What is being asked: Make an exact copy of the lines, leaving the pictures out.

Provided material:
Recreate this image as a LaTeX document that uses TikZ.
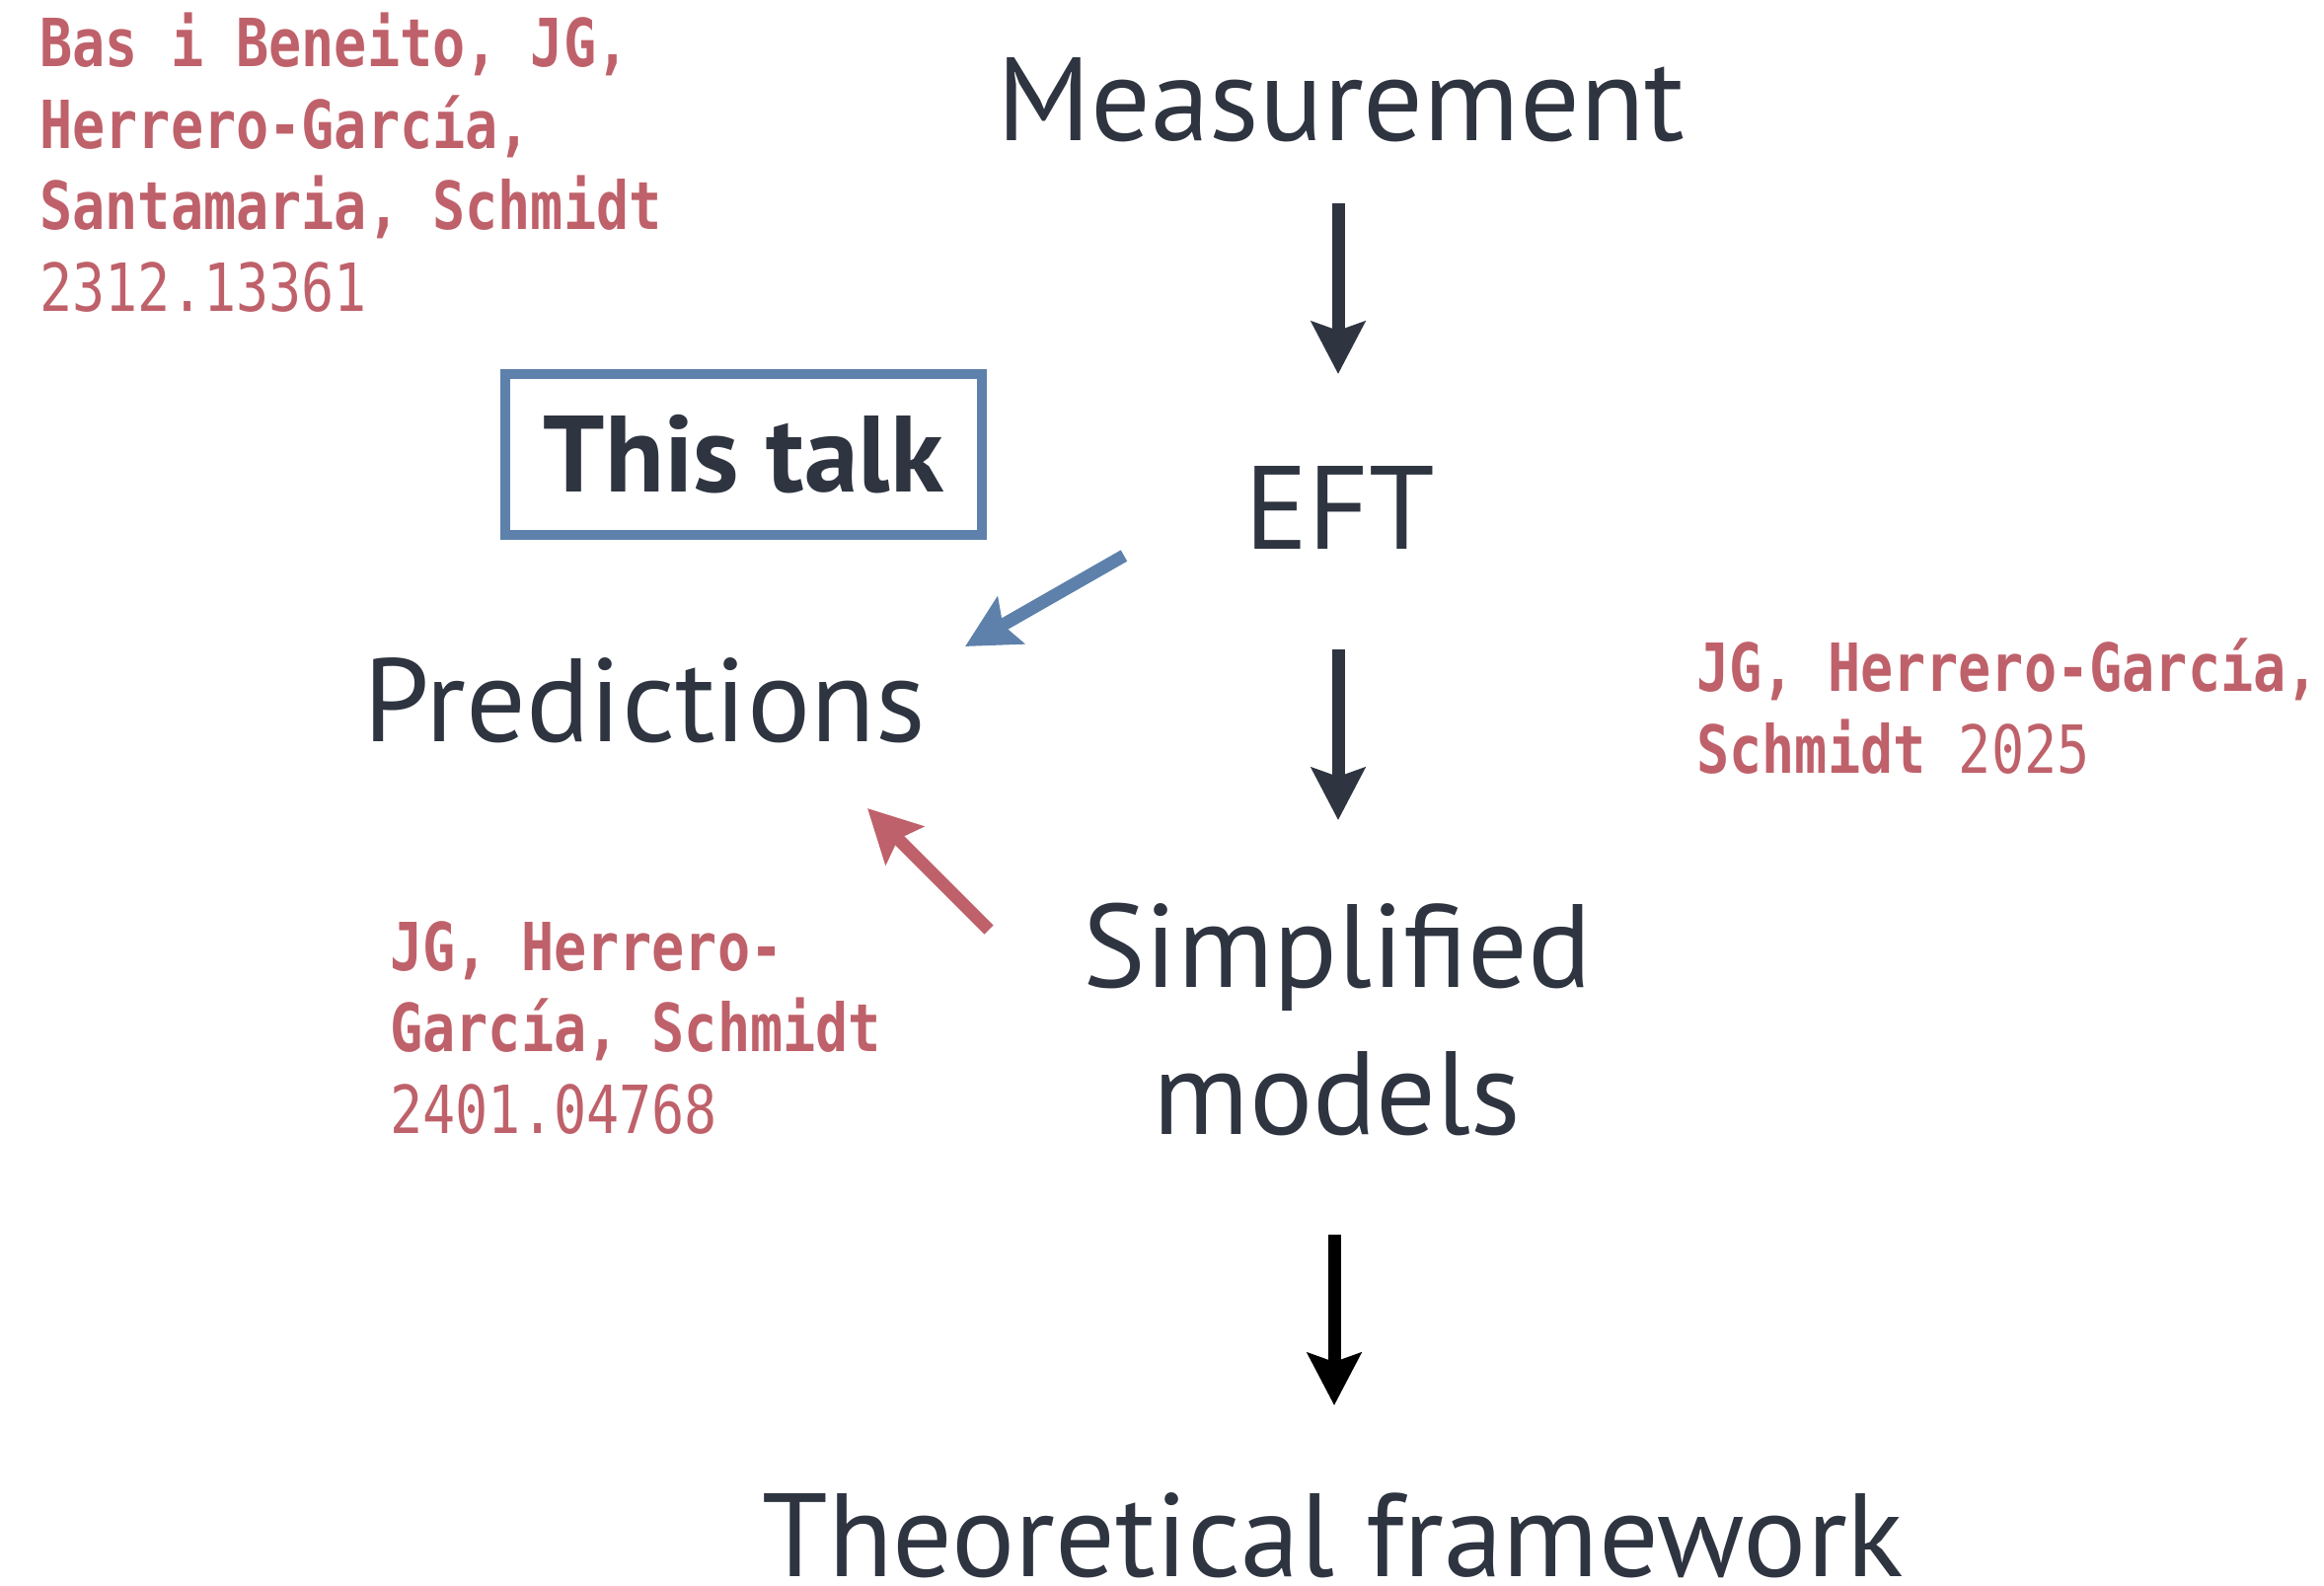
\documentclass[tikz,border=0pt]{standalone}
\usepackage{fontspec}
\setmainfont{PT Sans}
\newfontfamily\monof[FakeStretch=0.82]{DejaVu Sans Mono}
\usetikzlibrary{arrows.meta}
\definecolor{ink}{HTML}{2E3440}
\definecolor{nred}{HTML}{BF616A}
\definecolor{nblue}{HTML}{5E81AC}
\begin{document}
\begin{tikzpicture}[x=0.5pt,y=-0.5pt,
  big/.style={font=\fontsize{60}{74.5}\selectfont, text=ink, inner sep=0pt, anchor=base},
  ref/.style={font=\monof\fontsize{33.6}{41.2}\selectfont, text=nred, inner sep=0pt, anchor=base west, align=left},
  arr/.style={line width=6.5pt, -{Stealth[length=26.5pt,width=27pt,inset=4.5pt]}}]
\useasboundingbox (0,0) rectangle (2355,1606);
% main chain
\node[big] (meas) at (1359,142) {Measurement};
\node[big] (eft) at (1358,556) {EFT};
\node[big, align=center] (simp) at (1355,1149) {Simplified\\models};
\node[big] (theo) at (1351,1597) {Theoretical framework};
\node[big] (pred) at (653,751) {Predictions};
\node[draw=nblue, line width=5pt, minimum width=241.5pt, minimum height=81.5pt, inner sep=0pt,
      text=ink, font=\bfseries\fontsize{55}{66}\selectfont] (talk) at (753.5,460.5) {This talk};
% references (anchor at the baseline of the last line)
\node[ref] (r1) at (40,315) {{\bfseries Bas i Beneito, JG,}\\{\bfseries Herrero-García,}\\{\bfseries Santamaria, Schmidt}\\2312.13361};
\node[ref] (r2) at (1719,783) {{\bfseries JG, Herrero-García,}\\{\bfseries Schmidt} 2025};
\node[ref] (r3) at (395,1148) {{\bfseries JG, Herrero-}\\{\bfseries García, Schmidt}\\2401.04768};
% connector ends
\coordinate (a1s) at (1356,206); \coordinate (a1e) at (1356,379);
\coordinate (a2s) at (1356,658); \coordinate (a2e) at (1356,831);
\coordinate (a3s) at (1352,1251); \coordinate (a3e) at (1352,1424);
\coordinate (bs) at (1139,563); \coordinate (be) at (978,655);
\coordinate (rs) at (1002,942); \coordinate (re) at (879,819);
\draw[arr, ink] (a1s) -- (a1e);
\draw[arr, ink] (a2s) -- (a2e);
\draw[arr, black] (a3s) -- (a3e);
\draw[arr, nblue] (bs) -- (be);
\draw[arr, nred] (rs) -- (re);
\end{tikzpicture}
\end{document}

Answer below:
Recreate this image as a LaTeX document that uses TikZ.
\documentclass[tikz,border=0pt]{standalone}
\usepackage{fontspec}
\setmainfont{PT Sans}
\newfontfamily\monof[FakeStretch=0.82]{DejaVu Sans Mono}
\usetikzlibrary{arrows.meta}
\definecolor{ink}{HTML}{2E3440}
\definecolor{nred}{HTML}{BF616A}
\definecolor{nblue}{HTML}{5E81AC}
\begin{document}
\begin{tikzpicture}[x=0.5pt,y=-0.5pt,
  big/.style={font=\fontsize{60}{74.5}\selectfont, text=ink, inner sep=0pt, anchor=base},
  ref/.style={font=\monof\fontsize{33.6}{41.2}\selectfont, text=nred, inner sep=0pt, anchor=base west, align=left},
  arr/.style={line width=6.5pt, -{Stealth[length=26.5pt,width=27pt,inset=4.5pt]}}]
\useasboundingbox (0,0) rectangle (2355,1606);
% main chain
\node[big] (meas) at (1359,142) {Measurement};
\node[big] (eft) at (1358,556) {EFT};
\node[big, align=center] (simp) at (1355,1149) {Simplified\\models};
\node[big] (theo) at (1351,1597) {Theoretical framework};
\node[big] (pred) at (653,751) {Predictions};
\node[draw=nblue, line width=5pt, minimum width=241.5pt, minimum height=81.5pt, inner sep=0pt,
      text=ink, font=\bfseries\fontsize{55}{66}\selectfont] (talk) at (753.5,460.5) {This talk};
% references (anchor at the baseline of the last line)
\node[ref] (r1) at (40,315) {{\bfseries Bas i Beneito, JG,}\\{\bfseries Herrero-García,}\\{\bfseries Santamaria, Schmidt}\\2312.13361};
\node[ref] (r2) at (1719,783) {{\bfseries JG, Herrero-García,}\\{\bfseries Schmidt} 2025};
\node[ref] (r3) at (395,1148) {{\bfseries JG, Herrero-}\\{\bfseries García, Schmidt}\\2401.04768};
% connector ends
\coordinate (a1s) at (1356,206); \coordinate (a1e) at (1356,379);
\coordinate (a2s) at (1356,658); \coordinate (a2e) at (1356,831);
\coordinate (a3s) at (1352,1251); \coordinate (a3e) at (1352,1424);
\coordinate (bs) at (1139,563); \coordinate (be) at (978,655);
\coordinate (rs) at (1002,942); \coordinate (re) at (879,819);
\draw[arr, ink] (a1s) -- (a1e);
\draw[arr, ink] (a2s) -- (a2e);
\draw[arr, black] (a3s) -- (a3e);
\draw[arr, nblue] (bs) -- (be);
\draw[arr, nred] (rs) -- (re);
\end{tikzpicture}
\end{document}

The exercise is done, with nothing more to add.